According to the Lord Ashcroft Election Day Poll, one third of voters said the main reason they voted for Brexit was to regain control over immigration and its own borders.  The question now is what will happen to the EU citizens living in the UK?  Prime Minister May has agreed that the three million EU nationals living in the UK can remain if they apply for settled status.  But will EU citizens choose to stay now that Britain has closed its borders to foreigners, and how will this affect the UK’s ability to attract and retain lorry drivers?

Hundreds of Thousands Gather in Protest for Final Say on Brexit

Approximately 700,000 protestors marched through central London to Parliament Square on Saturday, October 20th to oppose Britain’s impending exit from the European Union and to demand a new referendum.  Organizers of the People’s Vote March say another public vote is needed because new facts have come out since the Brexit referendum vote in 2016 about the complexity and cost of Britain’s exit from the EU.  The march also drew support from a number of MPs who want a fresh vote.

Prime Minister May has already ruled out another public Brexit vote.  There are substantial political and practical obstacles to a new vote, and time is running out.

But, that didn’t stop the crowds on Saturday from demanding one.  Among them was Lord of the Rings actor Andy Serkis.  Serkis said he believes there should be a second referendum “now that people are more informed.”

Alastair Campbell, campaign supporter and former Director of Communications at Downing Street, said “The Brexit that was promised, and the Brexit that was campaigned successfully for, doesn’t exist.”  Andrew Adonis, a member of the Labour Party of the House of Lords said, “Voters will neither forgive nor forget if (lawmakers) allow this miserable Brexit to proceed without people being given the final say.”
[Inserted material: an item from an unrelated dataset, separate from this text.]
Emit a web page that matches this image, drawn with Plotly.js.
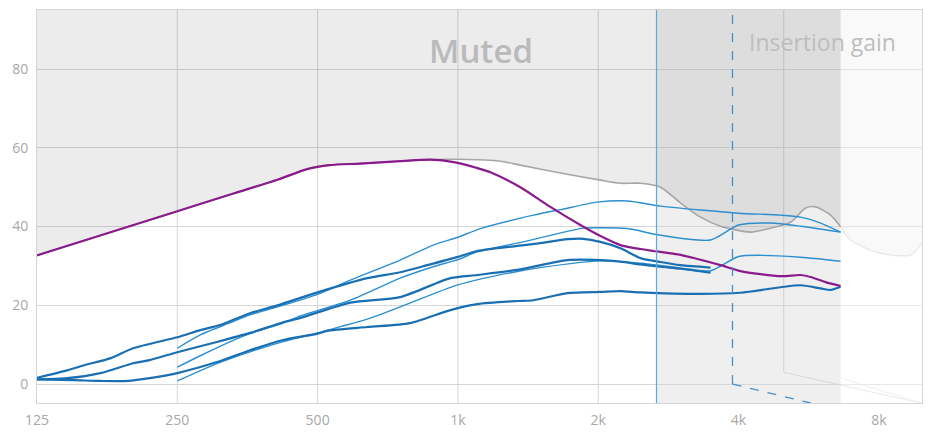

London Mayor Sadiq Khan told the BBC, “What’s clear is that the only options on the table now from the prime minister are a bad Brexit deal or no deal whatsoever…  That’s a million miles away from what was promised 2 ½ years ago.”  Khan said Saturday’s protest was a “march for the future” for young Britons, especially for those who were too young to vote in the 2016 referendum.

The crowd that gathered was so large that not everyone could fit in the square, and demonstrators spilled out onto nearby streets.  The marchers, who hope that people power will persuade the government to hold a new referendum, will have to wait and see if the government will listen.